Altre volte, il soggetto è inquadrato di spalle, ignaro della presenza del fotografo che lo incalza, la cui ombra testimonia una sorta di inseguimento, simile a quella del cacciatore nei confronti della sua preda, quasi a ricordarci che il fotografo e il suo sguardo, come quello della macchina, sono sempre presenti in un'immagine fotografica, anche quando non c'è nessuna ombra a rivelarceli.

Jacques Henri Lartigue. Pendant que j’ai encore une ombre

Jacques Henri Lartigue, Pendant que j’ai encore une ombre, 1980.
Jacques Henri Lartigue è un fotografo conosciuto per la leggerezza e spensieratezza delle sua fotografia, che egli cominciò a praticare fin da bambino.
Nelle immagini che ritraggono per lo più i membri della sua famiglia, domina una costante levità, quasi un'assenza di forza di gravità: corpi senza peso, sospesi in aria, nell'atto di correre, di tuffarsi, di spiccare il volo o di scivolare lungo la balaustra di una scalinata.

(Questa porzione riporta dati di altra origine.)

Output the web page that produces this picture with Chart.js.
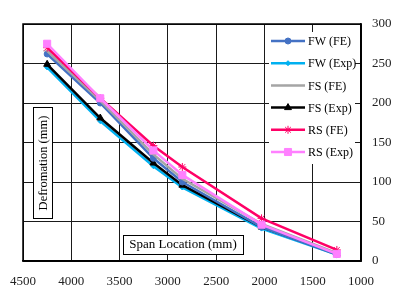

E' generalmente considerato il fotografo, talentuoso dilettante, dell'età d'oro della Belle Epoque, anche se la sua opera ha goduto, negli ultimi anni, di un processo di rivalutazione, che riconosce, in quella apparente leggerezza, un’attitudine alla malinconia, per combattere la quale Lartigue, fin dall’infanzia, ha orientato ogni suo sforzo a fermare il tempo e a sfuggire al destino effimero d’ogni gioia, isolando gli attimi più felici, salvando dal flusso veloce ed inesorabile del tempo le visioni più divertenti e piacevoli e intrappolandole nelle fotografie. E insieme al tempo, egli fermerà l’essenza stessa del divenire: il movimento.